### WHAT YOU WILL DO
In the material below, count the lines with the word "this" and state that number only.
# start of EXTRACTED RECORDS
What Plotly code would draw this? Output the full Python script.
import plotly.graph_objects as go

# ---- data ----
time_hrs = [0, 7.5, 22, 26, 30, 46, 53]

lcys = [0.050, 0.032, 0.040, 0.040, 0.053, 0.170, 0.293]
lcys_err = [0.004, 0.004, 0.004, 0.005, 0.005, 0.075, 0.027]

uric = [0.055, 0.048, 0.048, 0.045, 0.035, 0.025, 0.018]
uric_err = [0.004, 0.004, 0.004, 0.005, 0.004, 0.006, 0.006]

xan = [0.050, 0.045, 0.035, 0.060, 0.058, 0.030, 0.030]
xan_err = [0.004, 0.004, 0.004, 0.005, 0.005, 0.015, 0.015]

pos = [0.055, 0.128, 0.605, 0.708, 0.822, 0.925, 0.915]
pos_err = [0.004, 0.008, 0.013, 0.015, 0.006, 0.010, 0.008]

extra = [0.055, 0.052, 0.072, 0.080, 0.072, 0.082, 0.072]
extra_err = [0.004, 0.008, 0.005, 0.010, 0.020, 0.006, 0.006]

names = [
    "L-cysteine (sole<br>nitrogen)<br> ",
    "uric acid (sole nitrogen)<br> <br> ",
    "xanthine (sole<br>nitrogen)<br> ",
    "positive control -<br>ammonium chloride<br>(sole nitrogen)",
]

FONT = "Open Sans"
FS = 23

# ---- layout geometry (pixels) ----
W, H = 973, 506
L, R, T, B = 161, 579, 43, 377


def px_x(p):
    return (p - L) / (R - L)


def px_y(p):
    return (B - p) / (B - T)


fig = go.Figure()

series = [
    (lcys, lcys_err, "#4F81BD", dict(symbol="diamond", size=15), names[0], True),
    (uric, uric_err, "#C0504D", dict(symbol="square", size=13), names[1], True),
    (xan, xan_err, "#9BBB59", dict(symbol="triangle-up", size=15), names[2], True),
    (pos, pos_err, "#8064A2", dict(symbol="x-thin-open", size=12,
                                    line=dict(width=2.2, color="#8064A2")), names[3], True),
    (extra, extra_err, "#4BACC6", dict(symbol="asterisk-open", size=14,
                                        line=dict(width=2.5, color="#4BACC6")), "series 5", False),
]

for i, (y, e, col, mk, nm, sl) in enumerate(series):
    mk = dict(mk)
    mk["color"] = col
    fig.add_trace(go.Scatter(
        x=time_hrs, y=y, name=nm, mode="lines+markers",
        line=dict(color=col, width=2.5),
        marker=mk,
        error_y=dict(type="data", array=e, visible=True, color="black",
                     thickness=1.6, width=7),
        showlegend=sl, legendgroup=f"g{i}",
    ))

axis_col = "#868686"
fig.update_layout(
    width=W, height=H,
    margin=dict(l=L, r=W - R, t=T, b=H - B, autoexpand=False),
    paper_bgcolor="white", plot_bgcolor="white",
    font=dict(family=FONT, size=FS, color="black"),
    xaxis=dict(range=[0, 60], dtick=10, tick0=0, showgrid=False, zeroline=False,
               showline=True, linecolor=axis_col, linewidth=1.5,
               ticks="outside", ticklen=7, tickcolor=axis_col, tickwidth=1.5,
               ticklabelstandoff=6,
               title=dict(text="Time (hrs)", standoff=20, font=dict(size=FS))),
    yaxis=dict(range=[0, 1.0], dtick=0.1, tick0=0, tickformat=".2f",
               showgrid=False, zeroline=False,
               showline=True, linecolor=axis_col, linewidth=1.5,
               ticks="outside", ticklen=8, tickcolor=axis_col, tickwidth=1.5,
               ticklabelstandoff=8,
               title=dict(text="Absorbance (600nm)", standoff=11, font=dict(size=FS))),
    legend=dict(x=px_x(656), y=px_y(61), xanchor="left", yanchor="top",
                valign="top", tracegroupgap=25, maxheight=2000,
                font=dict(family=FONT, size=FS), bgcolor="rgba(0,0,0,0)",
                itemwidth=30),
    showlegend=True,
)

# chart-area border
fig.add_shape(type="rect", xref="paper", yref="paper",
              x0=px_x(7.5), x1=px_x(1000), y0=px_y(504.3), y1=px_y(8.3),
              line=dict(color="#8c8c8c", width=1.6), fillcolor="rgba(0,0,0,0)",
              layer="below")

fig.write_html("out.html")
# end of EXTRACTED RECORDS
# start of EXTRACTED RECORDS
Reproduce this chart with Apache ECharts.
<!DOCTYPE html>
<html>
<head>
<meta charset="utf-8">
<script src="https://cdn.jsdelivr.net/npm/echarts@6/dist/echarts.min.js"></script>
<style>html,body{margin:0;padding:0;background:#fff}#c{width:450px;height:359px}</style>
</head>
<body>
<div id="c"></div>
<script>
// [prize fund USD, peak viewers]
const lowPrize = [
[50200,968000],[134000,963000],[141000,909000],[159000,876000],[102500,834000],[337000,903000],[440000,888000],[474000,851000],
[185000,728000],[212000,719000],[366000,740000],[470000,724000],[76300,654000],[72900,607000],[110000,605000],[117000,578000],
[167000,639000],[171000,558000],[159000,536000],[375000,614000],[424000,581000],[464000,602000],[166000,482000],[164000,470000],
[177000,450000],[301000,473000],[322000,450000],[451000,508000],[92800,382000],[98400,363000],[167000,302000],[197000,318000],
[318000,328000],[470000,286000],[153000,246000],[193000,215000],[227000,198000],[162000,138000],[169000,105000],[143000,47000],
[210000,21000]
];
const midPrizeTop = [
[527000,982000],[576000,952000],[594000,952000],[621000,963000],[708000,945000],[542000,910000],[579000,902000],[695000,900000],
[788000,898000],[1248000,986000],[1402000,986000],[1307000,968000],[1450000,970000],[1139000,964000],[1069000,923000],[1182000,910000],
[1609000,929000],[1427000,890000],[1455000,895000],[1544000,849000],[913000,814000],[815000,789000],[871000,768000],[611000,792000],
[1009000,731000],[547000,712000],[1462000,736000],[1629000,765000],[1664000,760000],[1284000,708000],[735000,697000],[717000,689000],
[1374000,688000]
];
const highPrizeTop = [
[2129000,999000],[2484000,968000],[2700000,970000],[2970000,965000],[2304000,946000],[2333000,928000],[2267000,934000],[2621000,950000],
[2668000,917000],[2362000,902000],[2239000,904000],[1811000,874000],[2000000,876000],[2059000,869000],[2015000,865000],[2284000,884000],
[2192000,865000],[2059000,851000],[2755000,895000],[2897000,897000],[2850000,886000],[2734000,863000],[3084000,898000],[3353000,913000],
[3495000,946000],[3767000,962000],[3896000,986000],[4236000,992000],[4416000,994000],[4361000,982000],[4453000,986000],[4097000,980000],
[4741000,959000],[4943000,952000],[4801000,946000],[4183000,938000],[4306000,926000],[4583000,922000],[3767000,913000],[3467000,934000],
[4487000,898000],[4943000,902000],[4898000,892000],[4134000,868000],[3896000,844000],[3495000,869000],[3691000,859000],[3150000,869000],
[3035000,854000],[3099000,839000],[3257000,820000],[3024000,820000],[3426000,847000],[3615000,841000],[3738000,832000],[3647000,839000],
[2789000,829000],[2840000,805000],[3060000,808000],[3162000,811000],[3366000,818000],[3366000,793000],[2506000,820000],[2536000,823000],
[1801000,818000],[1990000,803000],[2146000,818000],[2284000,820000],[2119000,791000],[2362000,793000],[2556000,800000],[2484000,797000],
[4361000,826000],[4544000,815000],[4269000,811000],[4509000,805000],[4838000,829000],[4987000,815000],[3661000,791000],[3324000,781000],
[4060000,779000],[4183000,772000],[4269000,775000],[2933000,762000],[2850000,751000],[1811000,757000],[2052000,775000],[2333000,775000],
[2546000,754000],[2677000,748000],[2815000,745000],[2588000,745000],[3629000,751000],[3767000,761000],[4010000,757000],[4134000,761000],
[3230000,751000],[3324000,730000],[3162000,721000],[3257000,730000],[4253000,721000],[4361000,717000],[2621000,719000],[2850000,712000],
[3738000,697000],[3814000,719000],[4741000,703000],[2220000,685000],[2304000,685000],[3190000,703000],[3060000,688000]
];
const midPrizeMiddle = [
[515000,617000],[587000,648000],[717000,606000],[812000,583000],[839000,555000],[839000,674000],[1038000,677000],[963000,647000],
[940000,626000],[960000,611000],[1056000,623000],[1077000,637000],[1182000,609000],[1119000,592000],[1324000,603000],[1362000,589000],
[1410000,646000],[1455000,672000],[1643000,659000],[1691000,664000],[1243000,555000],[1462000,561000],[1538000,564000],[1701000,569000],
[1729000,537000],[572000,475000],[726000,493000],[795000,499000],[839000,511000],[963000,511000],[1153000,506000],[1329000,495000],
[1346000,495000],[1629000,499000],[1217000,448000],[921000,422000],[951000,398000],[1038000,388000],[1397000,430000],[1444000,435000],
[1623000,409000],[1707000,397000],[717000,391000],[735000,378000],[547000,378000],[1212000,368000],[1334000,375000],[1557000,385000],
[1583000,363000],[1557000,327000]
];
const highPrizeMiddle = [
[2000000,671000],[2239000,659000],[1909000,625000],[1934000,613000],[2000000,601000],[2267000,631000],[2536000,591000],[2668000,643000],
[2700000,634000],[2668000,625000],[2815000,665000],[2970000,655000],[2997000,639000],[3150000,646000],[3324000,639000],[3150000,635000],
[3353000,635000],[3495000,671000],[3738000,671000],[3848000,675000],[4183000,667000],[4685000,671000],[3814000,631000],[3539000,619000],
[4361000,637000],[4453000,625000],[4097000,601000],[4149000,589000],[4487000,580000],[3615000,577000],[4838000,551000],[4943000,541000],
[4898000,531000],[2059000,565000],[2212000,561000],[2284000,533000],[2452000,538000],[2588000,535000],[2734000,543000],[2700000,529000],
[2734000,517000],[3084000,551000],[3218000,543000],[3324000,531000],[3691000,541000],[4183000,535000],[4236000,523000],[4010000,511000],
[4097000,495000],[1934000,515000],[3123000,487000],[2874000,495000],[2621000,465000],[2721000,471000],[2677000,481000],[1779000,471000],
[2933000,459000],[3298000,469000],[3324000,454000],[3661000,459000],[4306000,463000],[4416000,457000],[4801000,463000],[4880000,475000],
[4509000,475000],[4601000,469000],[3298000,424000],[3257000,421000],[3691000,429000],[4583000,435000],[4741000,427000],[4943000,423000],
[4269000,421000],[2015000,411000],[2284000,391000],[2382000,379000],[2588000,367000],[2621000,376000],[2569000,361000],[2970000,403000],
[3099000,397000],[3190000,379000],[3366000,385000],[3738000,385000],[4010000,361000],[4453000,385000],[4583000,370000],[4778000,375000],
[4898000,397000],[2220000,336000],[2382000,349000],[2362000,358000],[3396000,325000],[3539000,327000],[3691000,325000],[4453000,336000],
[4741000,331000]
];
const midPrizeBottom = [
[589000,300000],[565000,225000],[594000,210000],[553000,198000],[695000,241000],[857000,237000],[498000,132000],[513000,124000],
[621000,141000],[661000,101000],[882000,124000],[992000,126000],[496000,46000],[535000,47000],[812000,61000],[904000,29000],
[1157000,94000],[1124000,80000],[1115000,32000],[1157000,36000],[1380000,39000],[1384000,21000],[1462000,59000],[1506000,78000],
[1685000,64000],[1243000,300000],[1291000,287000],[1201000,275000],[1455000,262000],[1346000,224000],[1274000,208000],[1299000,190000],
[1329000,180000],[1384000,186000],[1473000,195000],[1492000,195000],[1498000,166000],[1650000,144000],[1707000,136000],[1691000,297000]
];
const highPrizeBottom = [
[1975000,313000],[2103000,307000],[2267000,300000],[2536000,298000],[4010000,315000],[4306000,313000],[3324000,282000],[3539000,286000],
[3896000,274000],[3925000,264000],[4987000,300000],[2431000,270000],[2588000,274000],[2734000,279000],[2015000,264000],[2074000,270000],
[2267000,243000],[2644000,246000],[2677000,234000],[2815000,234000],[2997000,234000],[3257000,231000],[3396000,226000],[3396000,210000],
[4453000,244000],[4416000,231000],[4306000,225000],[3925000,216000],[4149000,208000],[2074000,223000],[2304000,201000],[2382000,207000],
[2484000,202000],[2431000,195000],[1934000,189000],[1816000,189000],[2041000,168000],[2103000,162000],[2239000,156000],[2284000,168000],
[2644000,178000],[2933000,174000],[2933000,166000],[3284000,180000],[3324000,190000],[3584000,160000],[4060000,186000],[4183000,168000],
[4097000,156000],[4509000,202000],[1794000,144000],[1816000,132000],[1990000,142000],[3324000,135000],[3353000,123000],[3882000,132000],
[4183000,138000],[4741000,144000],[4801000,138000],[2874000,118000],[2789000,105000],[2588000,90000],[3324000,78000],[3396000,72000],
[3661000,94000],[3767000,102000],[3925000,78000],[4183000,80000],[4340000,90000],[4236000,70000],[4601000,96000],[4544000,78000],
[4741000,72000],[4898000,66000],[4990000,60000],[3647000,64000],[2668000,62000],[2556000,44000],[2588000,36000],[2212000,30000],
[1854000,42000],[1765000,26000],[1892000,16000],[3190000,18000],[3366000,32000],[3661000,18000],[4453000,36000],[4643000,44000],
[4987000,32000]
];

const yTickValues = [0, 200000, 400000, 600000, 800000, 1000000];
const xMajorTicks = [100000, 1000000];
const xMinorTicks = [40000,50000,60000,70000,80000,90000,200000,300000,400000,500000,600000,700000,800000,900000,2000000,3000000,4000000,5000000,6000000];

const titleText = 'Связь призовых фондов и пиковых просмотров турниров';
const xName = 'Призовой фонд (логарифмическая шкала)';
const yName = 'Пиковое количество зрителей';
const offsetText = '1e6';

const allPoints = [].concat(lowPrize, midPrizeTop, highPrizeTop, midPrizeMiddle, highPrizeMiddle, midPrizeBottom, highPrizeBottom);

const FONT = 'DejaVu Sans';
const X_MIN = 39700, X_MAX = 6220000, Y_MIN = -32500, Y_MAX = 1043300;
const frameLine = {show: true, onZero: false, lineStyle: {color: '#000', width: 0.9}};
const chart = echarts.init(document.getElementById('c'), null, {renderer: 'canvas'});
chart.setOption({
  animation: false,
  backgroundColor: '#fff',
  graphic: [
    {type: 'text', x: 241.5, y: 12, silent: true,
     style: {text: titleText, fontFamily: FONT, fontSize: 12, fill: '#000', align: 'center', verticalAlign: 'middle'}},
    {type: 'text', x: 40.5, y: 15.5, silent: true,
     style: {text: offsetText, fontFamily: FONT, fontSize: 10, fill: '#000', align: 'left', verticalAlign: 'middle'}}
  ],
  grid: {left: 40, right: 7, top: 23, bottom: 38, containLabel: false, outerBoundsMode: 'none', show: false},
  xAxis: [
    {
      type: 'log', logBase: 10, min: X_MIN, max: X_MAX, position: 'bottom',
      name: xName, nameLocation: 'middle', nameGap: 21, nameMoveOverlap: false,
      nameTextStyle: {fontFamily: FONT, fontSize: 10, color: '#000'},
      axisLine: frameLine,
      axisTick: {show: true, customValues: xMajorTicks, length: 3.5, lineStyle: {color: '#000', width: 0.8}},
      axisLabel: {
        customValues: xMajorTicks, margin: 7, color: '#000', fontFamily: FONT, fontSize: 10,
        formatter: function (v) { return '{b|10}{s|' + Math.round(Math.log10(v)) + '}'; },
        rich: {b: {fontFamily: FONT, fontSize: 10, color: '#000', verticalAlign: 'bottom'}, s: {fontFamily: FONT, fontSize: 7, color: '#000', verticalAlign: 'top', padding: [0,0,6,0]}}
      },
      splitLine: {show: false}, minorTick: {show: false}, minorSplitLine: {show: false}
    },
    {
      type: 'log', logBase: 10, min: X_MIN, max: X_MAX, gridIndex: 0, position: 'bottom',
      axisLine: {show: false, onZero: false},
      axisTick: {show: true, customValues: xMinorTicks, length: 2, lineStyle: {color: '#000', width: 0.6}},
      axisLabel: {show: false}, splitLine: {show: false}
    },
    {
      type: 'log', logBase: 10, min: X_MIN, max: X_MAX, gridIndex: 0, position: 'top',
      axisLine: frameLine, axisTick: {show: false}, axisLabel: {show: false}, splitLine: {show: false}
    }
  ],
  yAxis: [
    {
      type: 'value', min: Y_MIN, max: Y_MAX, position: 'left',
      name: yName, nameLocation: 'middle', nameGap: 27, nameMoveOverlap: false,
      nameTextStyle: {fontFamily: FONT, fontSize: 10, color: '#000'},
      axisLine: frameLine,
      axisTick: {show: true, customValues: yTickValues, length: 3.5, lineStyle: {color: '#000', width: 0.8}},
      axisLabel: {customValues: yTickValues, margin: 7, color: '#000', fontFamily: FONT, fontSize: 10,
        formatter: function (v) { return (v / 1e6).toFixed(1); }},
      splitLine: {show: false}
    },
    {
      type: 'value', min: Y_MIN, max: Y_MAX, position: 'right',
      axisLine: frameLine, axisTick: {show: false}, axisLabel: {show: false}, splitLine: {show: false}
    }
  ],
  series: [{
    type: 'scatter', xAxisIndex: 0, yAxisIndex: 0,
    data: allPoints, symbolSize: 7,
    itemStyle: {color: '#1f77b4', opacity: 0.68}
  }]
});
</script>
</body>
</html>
# end of EXTRACTED RECORDS
### TASK OUTPUT
2